News

It's life, but not as we know it



4 December 2010

First published in the Daily Telegraph on 4 December 2010.

Bacteria are the true rulers of the Earth.

Their numbers, activities and diversity are far greater than any other group of organisms and they have an amazing capacity to make a living in the most unlikely environments.

Bacteria that tolerate high concentrations of toxins, such as arsenic, are not unusual and have been long studied for their possible role in cleaning up contaminated sites.

Dr Nick Coleman, from the School of Molecular Bioscience, writes about the significance of NASA's finding of a new form of bacteria that can use arsenic in place of phosphorous for its biological processes.
Dr Nick Coleman, from the School of Molecular Bioscience, writes about the significance of NASA's finding of a new form of bacteria that can use arsenic in place of phosphorous for its biological processes.

Bacteria that can 'breathe' using arsenic compounds instead of oxygen are also known, although these are rare and only found in environments very rich in arsenic, such as Mono Lake in California, USA.

The new NASA results are revolutionary because they show that functional DNA and other cellular components can be made using arsenic instead of phosphorous.

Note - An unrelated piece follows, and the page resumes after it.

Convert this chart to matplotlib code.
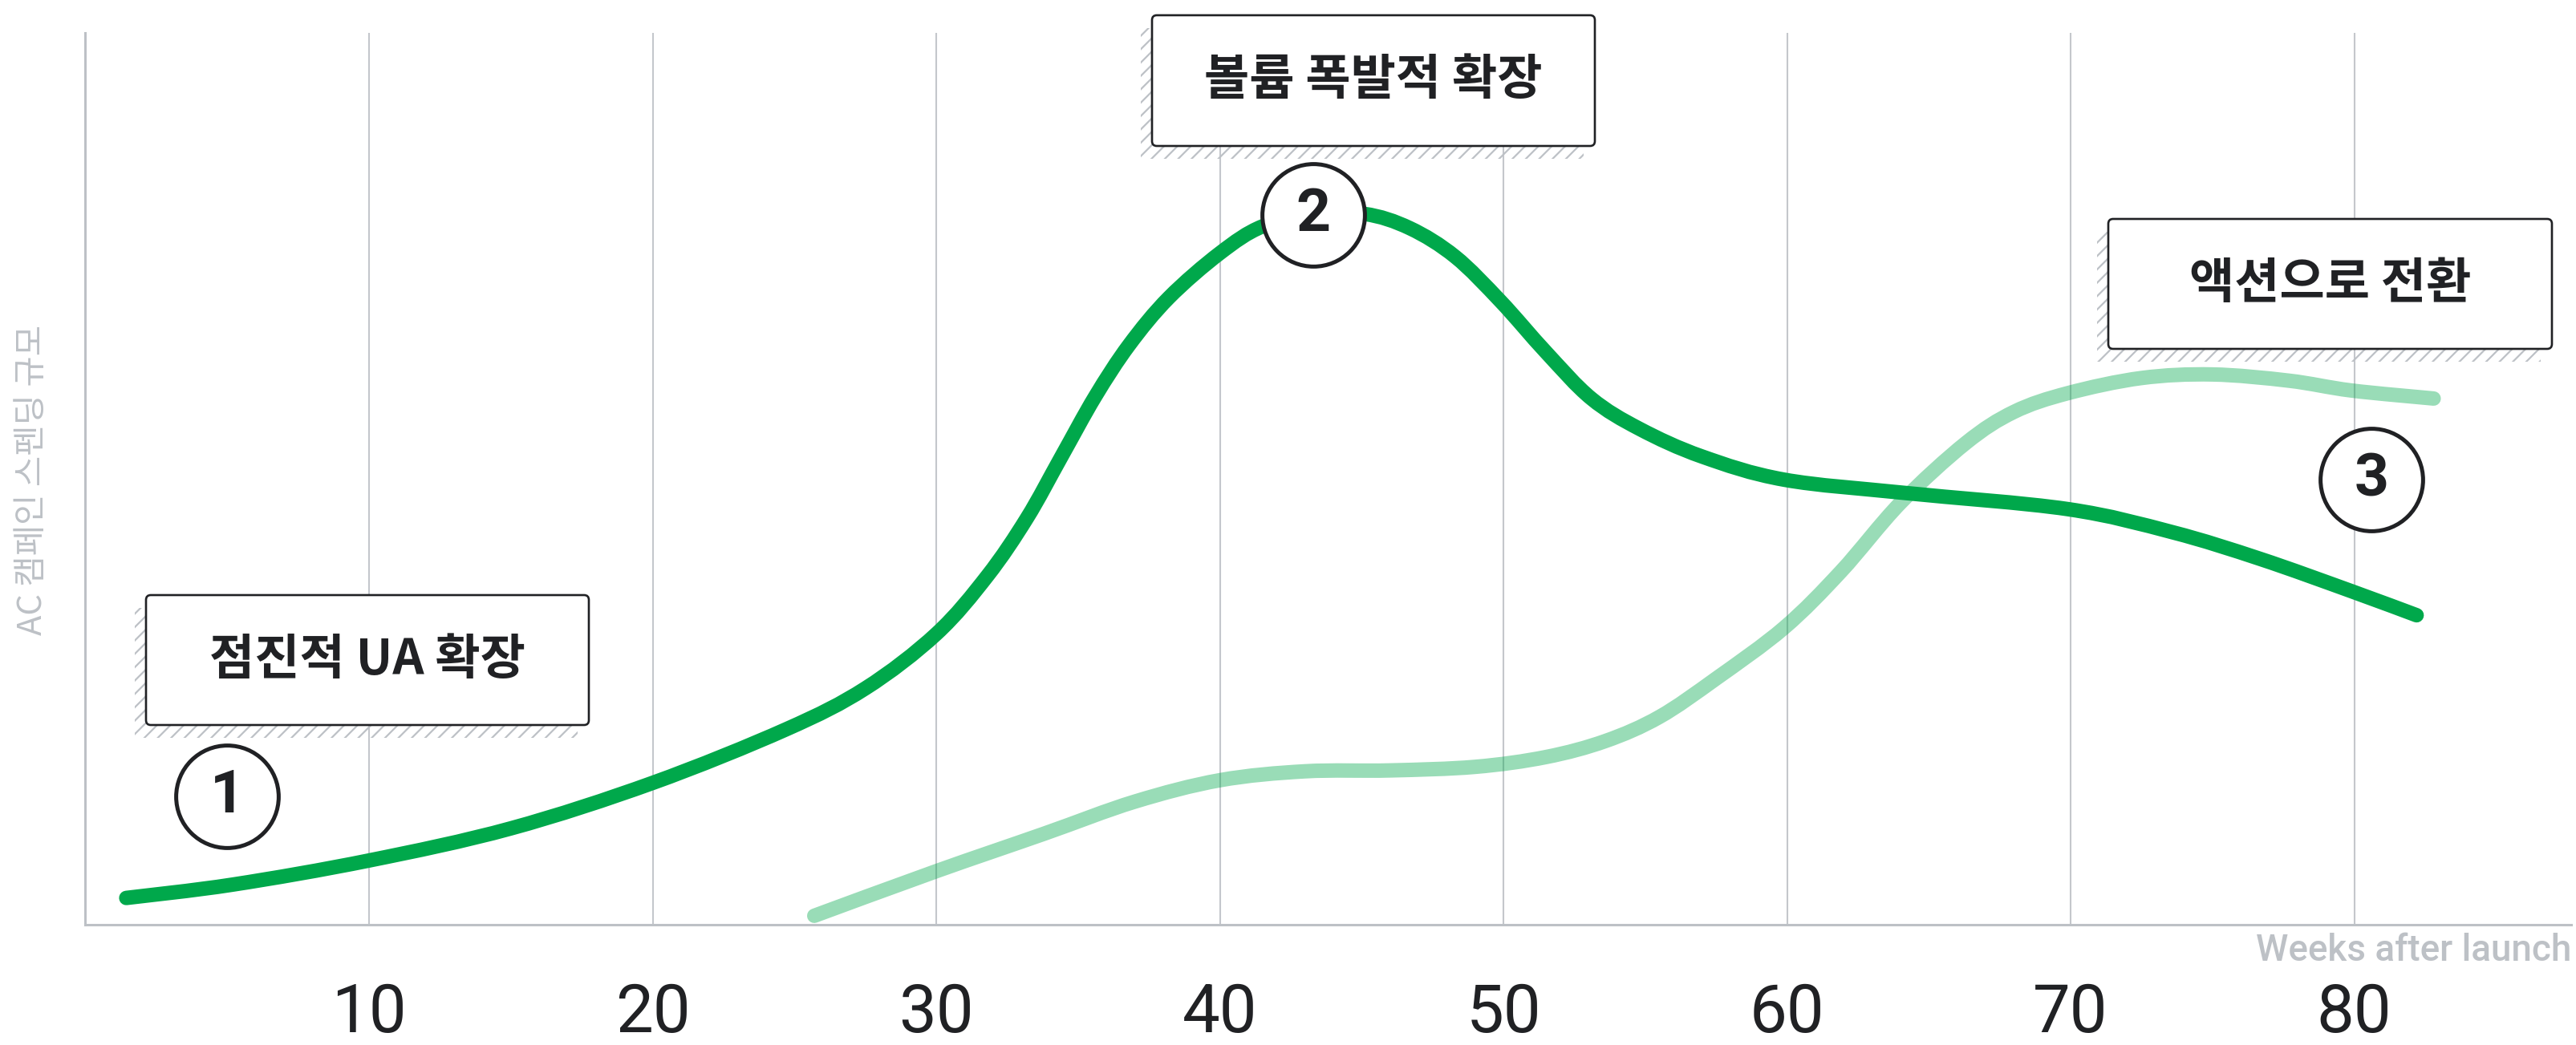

And further, living things can thrive in the absence of phosphorous, previously thought essential for all life. The significance of this finding for the existence of life on other planets is threefold.

Firstly, it demonstrates the incredible ability of life to adapt to apparently inhospitable environments.

Secondly, it shows planets lacking phosphorous can still potentially support life.

Finally, it makes us rethink questions such as: "What is life and how will we recognise it if we find it elsewhere in the galaxy?"

Dr Nick Coleman is a lecturer in microbiology in the School of Molecular Bioscience at the University of Sydney. His research is in the area of microbial biotechnology.